Les limites d’une intervention étrangère
L’histoire d’Haïti est jalonnée d’interventions internationales. MINUSTAH de 2004 à 2017, missions onusiennes successives… Les résultats sont mitigés, voire franchement critiqués. Beaucoup d’Haïtiens perçoivent ces forces étrangères comme des occupations déguisées.
Aujourd’hui, la MMAS tente de se démarquer en n’ayant pas le statut de mission ONU classique. Pas de casque bleu, pas de mandat chapitre VII illimité. Mais le sentiment reste le même : tant que la solution ne viendra pas d’abord des Haïtiens eux-mêmes, elle restera fragile.
Et maintenant ?
La conférence de New York sera scrutée de près. Réussira-t-elle à débloquer enfin les financements nécessaires ? D’autres pays accepteront-ils d’envoyer des contingents significatifs ? Le Bénin, la Jamaïque ou les Bahamas ont promis des hommes, mais les déploiements traînent.
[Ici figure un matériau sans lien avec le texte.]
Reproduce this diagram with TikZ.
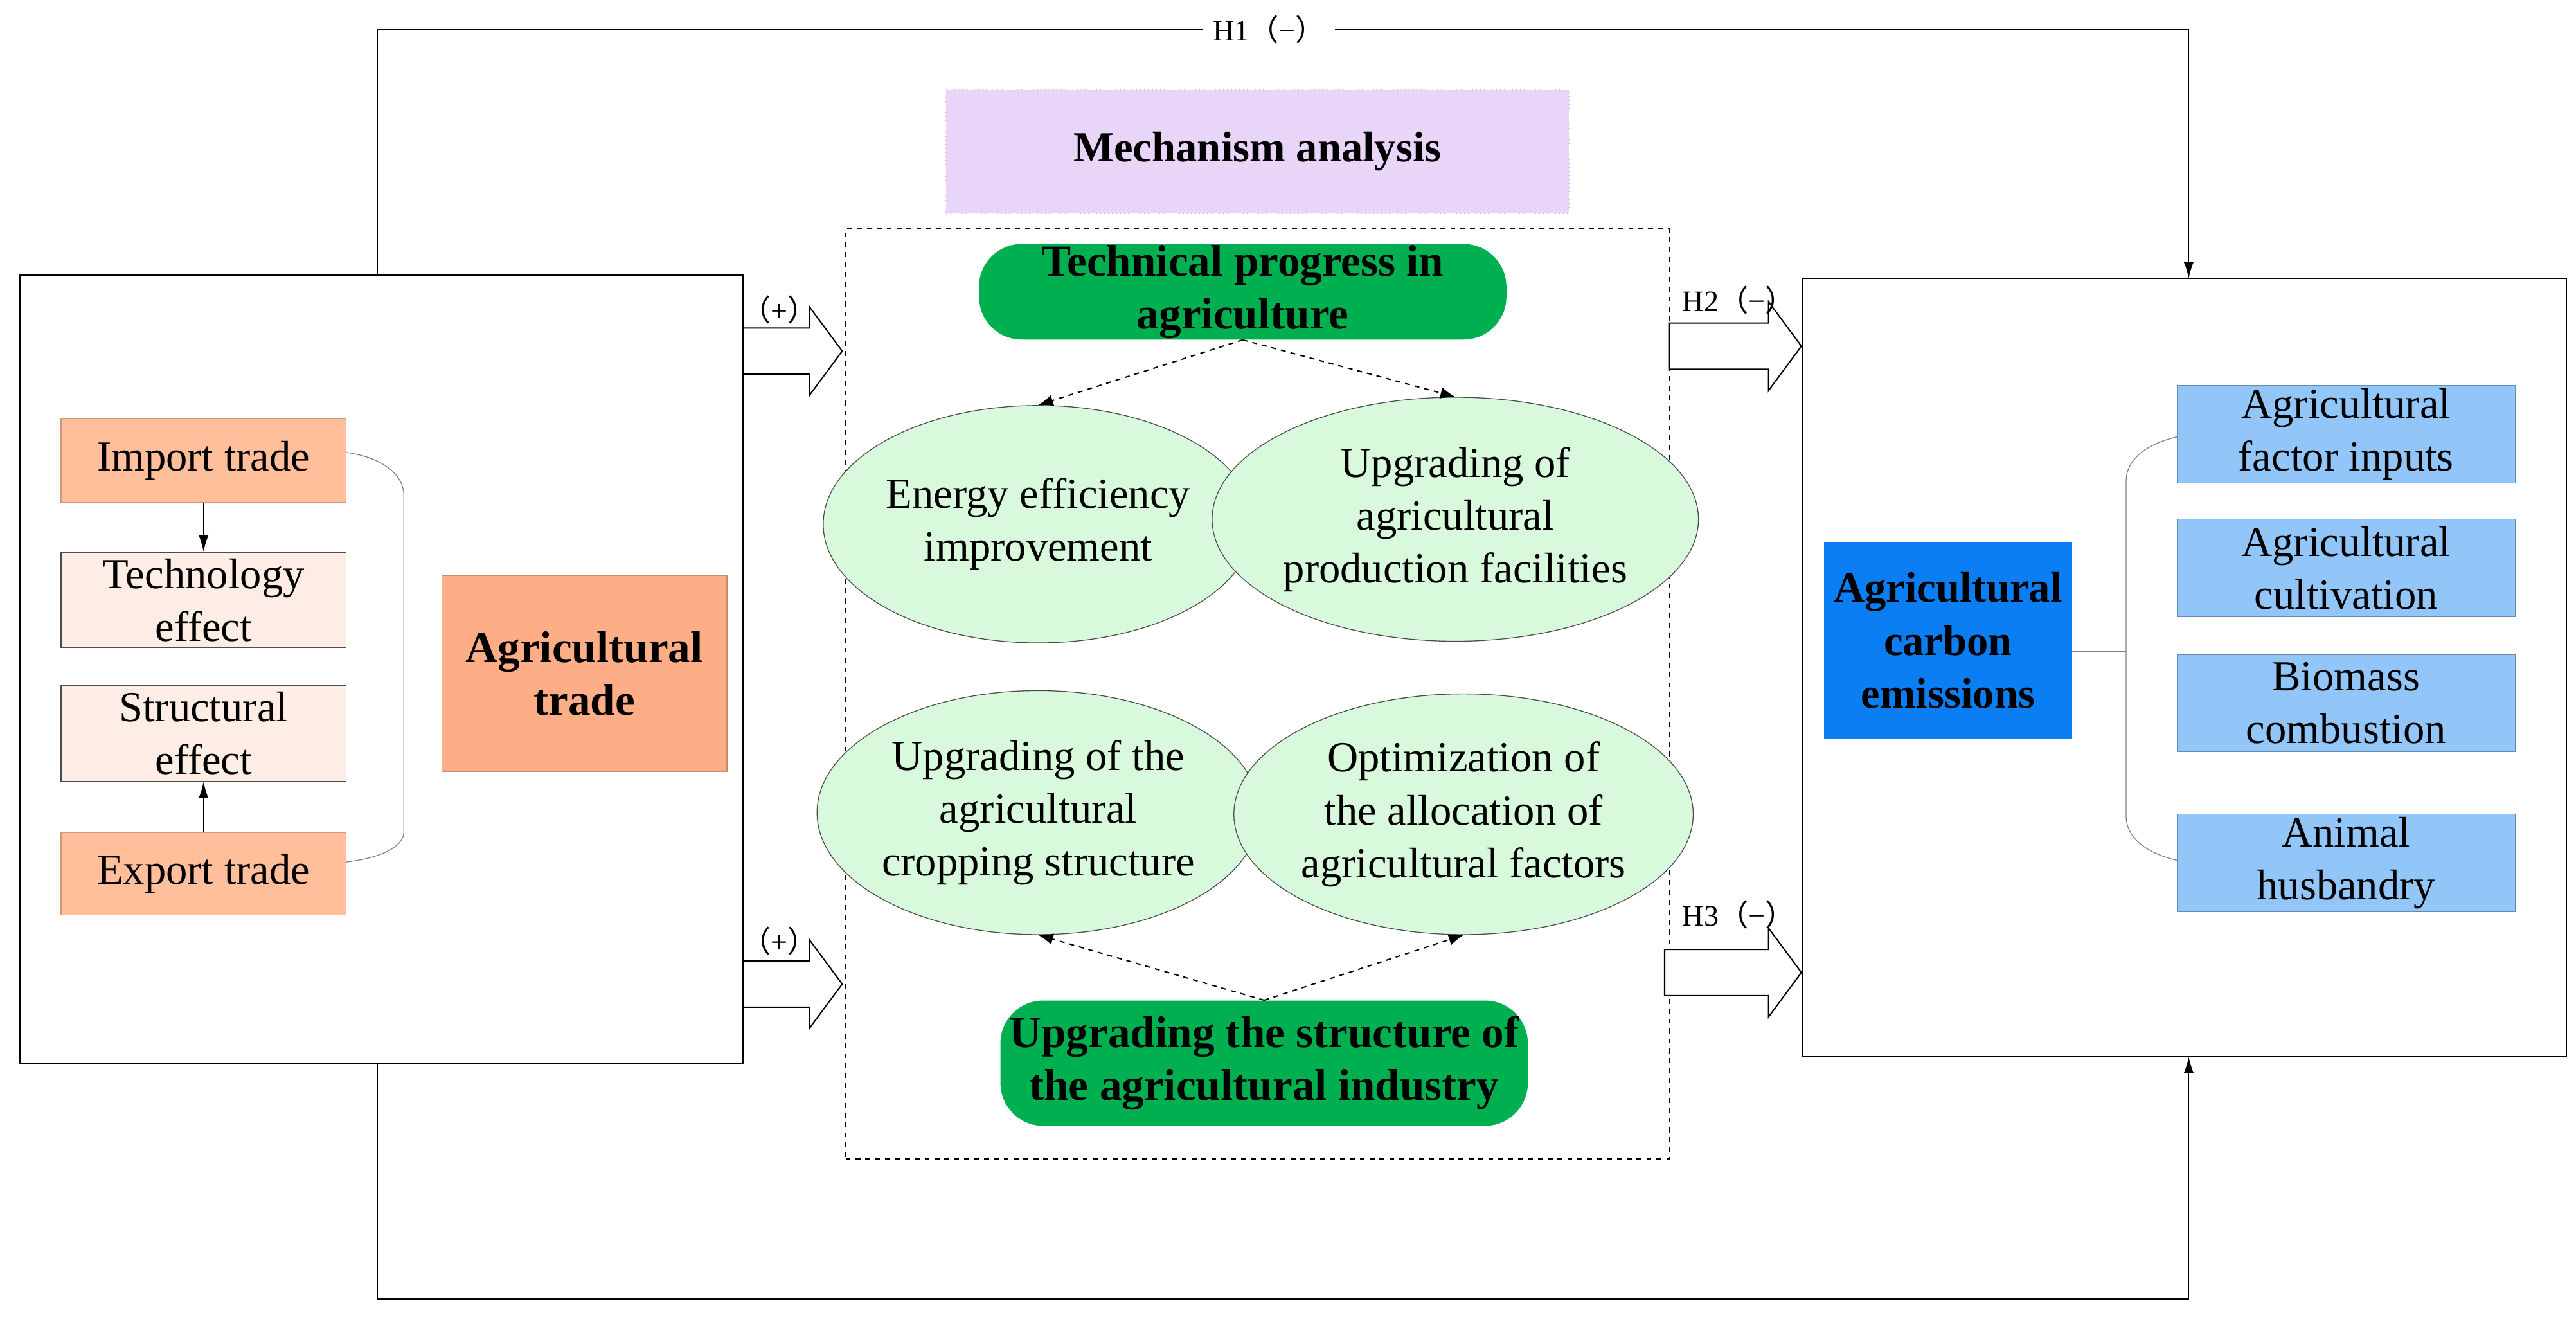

Sur place, les policiers kényans fraîchement arrivés entament leur formation d’adaptation. Ils découvrent un terrain miné, où chaque rue peut cacher un barrage improvisé, où les drones des gangs surveillent les moindres mouvements.
Dans les quartiers populaires, l’espoir est mince. On salue poliment les nouveaux arrivants, mais on sait que cent hommes de plus ou de moins ne changeront pas grand-chose tant que la stratégie globale restera aussi timide.
Haïti continue de sombrer, lentement mais sûrement. Et la communauté internationale, malgré ses belles déclarations, semble incapable de proposer autre chose qu’un pansement sur une hémorragie.
La vraie question n’est plus de savoir si la situation peut empirer. Elle l’est déjà. Elle est de savoir si quelqu’un, quelque part, aura enfin le courage politique de s’attaquer aux racines du problème plutôt que de multiplier les missions cosmétiques.
En attendant, les Port-au-Princiens continuent de compter les jours. Et les balles.